## Task inputs:
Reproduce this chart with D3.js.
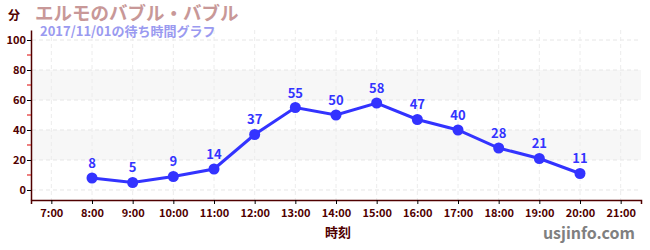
<!DOCTYPE html>
<html>
<head>
<meta charset="utf-8">
<script src="https://cdn.jsdelivr.net/npm/d3@7"></script>
<style>
  body { margin: 0; background: #fff; }
  text { font-family: "Noto Sans CJK JP", "DejaVu Sans", sans-serif; font-weight: bold; }
</style>
</head>
<body>
<div id="chart"></div>
<script>
var hours = [8, 9, 10, 11, 12, 13, 14, 15, 16, 17, 18, 19, 20];
var waits = [8, 5, 9, 14, 37, 55, 50, 58, 47, 40, 28, 21, 11];
var xTicks = [7, 8, 9, 10, 11, 12, 13, 14, 15, 16, 17, 18, 19, 20, 21];
var yTicks = [0, 20, 40, 60, 80, 100];
var yMinor = [10, 30, 50, 70, 90];
var bands = [[20, 40], [60, 80]];

var svgWidth = 650, svgHeight = 250;

var svg = d3.select("#chart")
    .append("svg")
    .attr("width", svgWidth)
    .attr("height", svgHeight);

var x = d3.scaleLinear().domain([6.5, 21.5]).range([31, 641]);
var y = d3.scaleLinear().domain([-6.67, 106.67]).range([200, 30]);

// grey bands
svg.selectAll("rect.band")
    .data(bands)
    .enter()
    .append("rect")
    .attr("x", 32)
    .attr("width", 609)
    .attr("y", d => y(d[1]))
    .attr("height", d => y(d[0]) - y(d[1]))
    .attr("fill", "#f7f7f7");

// grid lines
svg.selectAll("line.hgrid")
    .data(yTicks)
    .enter()
    .append("line")
    .attr("x1", 32).attr("x2", 641)
    .attr("y1", d => y(d)).attr("y2", d => y(d))
    .attr("stroke", "#e6e6e6")
    .attr("stroke-dasharray", "4,3");

svg.selectAll("line.vgrid")
    .data(xTicks)
    .enter()
    .append("line")
    .attr("x1", d => x(d)).attr("x2", d => x(d))
    .attr("y1", 30).attr("y2", 200)
    .attr("stroke", "#ececec")
    .attr("stroke-dasharray", "4,3");

// axes
var xAxis = d3.axisBottom(x)
    .tickValues(xTicks)
    .tickSize(4)
    .tickFormat(d => d + ":00");

var gx = svg.append("g")
    .attr("transform", "translate(0,200)")
    .call(xAxis);
gx.select(".domain").attr("stroke", "#500000").attr("stroke-width", 1.5);
gx.selectAll(".tick line").attr("stroke", "#000");
gx.selectAll(".tick text")
    .attr("fill", "#500000")
    .attr("font-size", "11px")
    .attr("dy", "0.95em");

var yAxis = d3.axisLeft(y)
    .tickValues(yTicks)
    .tickSize(4)
    .tickSizeOuter(0);

var gy = svg.append("g")
    .attr("transform", "translate(31,0)")
    .call(yAxis);
gy.select(".domain").attr("stroke", "#500000").attr("stroke-width", 1.5);
gy.selectAll(".tick line").attr("stroke", "#000");
gy.selectAll(".tick text")
    .attr("fill", "#500000")
    .attr("font-size", "11px")
    .attr("x", -5);

svg.selectAll("line.minor")
    .data(yMinor)
    .enter()
    .append("line")
    .attr("x1", 27).attr("x2", 31)
    .attr("y1", d => y(d)).attr("y2", d => y(d))
    .attr("stroke", "#dd0000");

// line + points
var line = d3.line()
    .x((d, i) => x(hours[i]))
    .y(d => y(d));

svg.append("path")
    .datum(waits)
    .attr("d", line)
    .attr("fill", "none")
    .attr("stroke", "#3333ff")
    .attr("stroke-width", 3);

svg.selectAll("circle")
    .data(waits)
    .enter()
    .append("circle")
    .attr("cx", (d, i) => x(hours[i]))
    .attr("cy", d => y(d))
    .attr("r", 5.5)
    .attr("fill", "#3333ff");

svg.selectAll("text.val")
    .data(waits)
    .enter()
    .append("text")
    .attr("class", "val")
    .attr("x", (d, i) => x(hours[i]))
    .attr("y", d => y(d) - 10)
    .attr("text-anchor", "middle")
    .attr("font-size", "13px")
    .attr("fill", "#3333ff")
    .text(d => d);

// titles
svg.append("text")
    .attr("x", 8).attr("y", 20)
    .attr("font-size", "12px")
    .attr("fill", "#500000")
    .text("分");

svg.append("text")
    .attr("x", 35).attr("y", 20)
    .attr("font-size", "18.5px")
    .attr("fill", "#c89898")
    .text("エルモのバブル・バブル");

svg.append("text")
    .attr("x", 40).attr("y", 36)
    .attr("font-size", "13px")
    .attr("fill", "#9a9af0")
    .text("2017/11/01の待ち時間グラフ");

svg.append("text")
    .attr("x", 338).attr("y", 237)
    .attr("text-anchor", "middle")
    .attr("font-size", "13px")
    .attr("fill", "#500000")
    .text("時刻");

svg.append("text")
    .attr("x", 635).attr("y", 239)
    .attr("text-anchor", "end")
    .attr("font-size", "16px")
    .attr("fill", "#808080")
    .text("usjinfo.com");
</script>
</body>
</html>
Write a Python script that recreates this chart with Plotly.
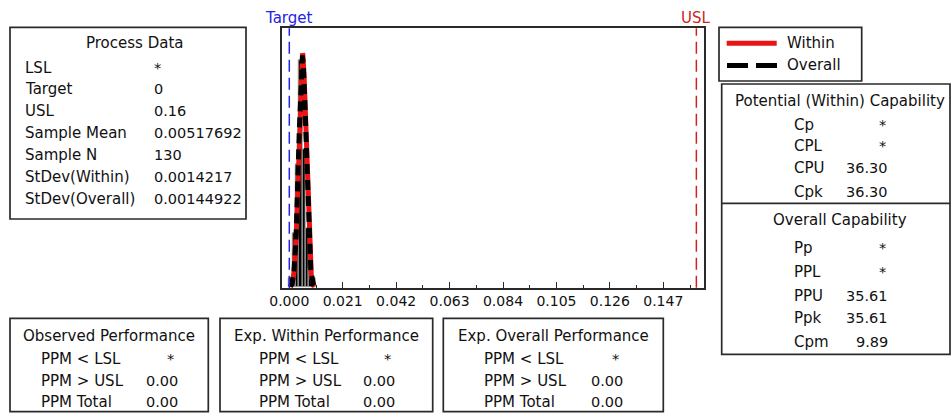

## Direction:
Repeat all of the records verbatim, leaving out the pictures.

## Result:
Reproduce this chart with D3.js.
<!DOCTYPE html>
<html>
<head>
<meta charset="utf-8">
<script src="https://cdn.jsdelivr.net/npm/d3@7"></script>
<style>
  body { margin: 0; background: #fff; }
  text { font-family: "Noto Sans CJK JP", "DejaVu Sans", sans-serif; font-weight: bold; }
</style>
</head>
<body>
<div id="chart"></div>
<script>
var hours = [8, 9, 10, 11, 12, 13, 14, 15, 16, 17, 18, 19, 20];
var waits = [8, 5, 9, 14, 37, 55, 50, 58, 47, 40, 28, 21, 11];
var xTicks = [7, 8, 9, 10, 11, 12, 13, 14, 15, 16, 17, 18, 19, 20, 21];
var yTicks = [0, 20, 40, 60, 80, 100];
var yMinor = [10, 30, 50, 70, 90];
var bands = [[20, 40], [60, 80]];

var svgWidth = 650, svgHeight = 250;

var svg = d3.select("#chart")
    .append("svg")
    .attr("width", svgWidth)
    .attr("height", svgHeight);

var x = d3.scaleLinear().domain([6.5, 21.5]).range([31, 641]);
var y = d3.scaleLinear().domain([-6.67, 106.67]).range([200, 30]);

// grey bands
svg.selectAll("rect.band")
    .data(bands)
    .enter()
    .append("rect")
    .attr("x", 32)
    .attr("width", 609)
    .attr("y", d => y(d[1]))
    .attr("height", d => y(d[0]) - y(d[1]))
    .attr("fill", "#f7f7f7");

// grid lines
svg.selectAll("line.hgrid")
    .data(yTicks)
    .enter()
    .append("line")
    .attr("x1", 32).attr("x2", 641)
    .attr("y1", d => y(d)).attr("y2", d => y(d))
    .attr("stroke", "#e6e6e6")
    .attr("stroke-dasharray", "4,3");

svg.selectAll("line.vgrid")
    .data(xTicks)
    .enter()
    .append("line")
    .attr("x1", d => x(d)).attr("x2", d => x(d))
    .attr("y1", 30).attr("y2", 200)
    .attr("stroke", "#ececec")
    .attr("stroke-dasharray", "4,3");

// axes
var xAxis = d3.axisBottom(x)
    .tickValues(xTicks)
    .tickSize(4)
    .tickFormat(d => d + ":00");

var gx = svg.append("g")
    .attr("transform", "translate(0,200)")
    .call(xAxis);
gx.select(".domain").attr("stroke", "#500000").attr("stroke-width", 1.5);
gx.selectAll(".tick line").attr("stroke", "#000");
gx.selectAll(".tick text")
    .attr("fill", "#500000")
    .attr("font-size", "11px")
    .attr("dy", "0.95em");

var yAxis = d3.axisLeft(y)
    .tickValues(yTicks)
    .tickSize(4)
    .tickSizeOuter(0);

var gy = svg.append("g")
    .attr("transform", "translate(31,0)")
    .call(yAxis);
gy.select(".domain").attr("stroke", "#500000").attr("stroke-width", 1.5);
gy.selectAll(".tick line").attr("stroke", "#000");
gy.selectAll(".tick text")
    .attr("fill", "#500000")
    .attr("font-size", "11px")
    .attr("x", -5);

svg.selectAll("line.minor")
    .data(yMinor)
    .enter()
    .append("line")
    .attr("x1", 27).attr("x2", 31)
    .attr("y1", d => y(d)).attr("y2", d => y(d))
    .attr("stroke", "#dd0000");

// line + points
var line = d3.line()
    .x((d, i) => x(hours[i]))
    .y(d => y(d));

svg.append("path")
    .datum(waits)
    .attr("d", line)
    .attr("fill", "none")
    .attr("stroke", "#3333ff")
    .attr("stroke-width", 3);

svg.selectAll("circle")
    .data(waits)
    .enter()
    .append("circle")
    .attr("cx", (d, i) => x(hours[i]))
    .attr("cy", d => y(d))
    .attr("r", 5.5)
    .attr("fill", "#3333ff");

svg.selectAll("text.val")
    .data(waits)
    .enter()
    .append("text")
    .attr("class", "val")
    .attr("x", (d, i) => x(hours[i]))
    .attr("y", d => y(d) - 10)
    .attr("text-anchor", "middle")
    .attr("font-size", "13px")
    .attr("fill", "#3333ff")
    .text(d => d);

// titles
svg.append("text")
    .attr("x", 8).attr("y", 20)
    .attr("font-size", "12px")
    .attr("fill", "#500000")
    .text("分");

svg.append("text")
    .attr("x", 35).attr("y", 20)
    .attr("font-size", "18.5px")
    .attr("fill", "#c89898")
    .text("エルモのバブル・バブル");

svg.append("text")
    .attr("x", 40).attr("y", 36)
    .attr("font-size", "13px")
    .attr("fill", "#9a9af0")
    .text("2017/11/01の待ち時間グラフ");

svg.append("text")
    .attr("x", 338).attr("y", 237)
    .attr("text-anchor", "middle")
    .attr("font-size", "13px")
    .attr("fill", "#500000")
    .text("時刻");

svg.append("text")
    .attr("x", 635).attr("y", 239)
    .attr("text-anchor", "end")
    .attr("font-size", "16px")
    .attr("fill", "#808080")
    .text("usjinfo.com");
</script>
</body>
</html>
Write a Python script that recreates this chart with Plotly.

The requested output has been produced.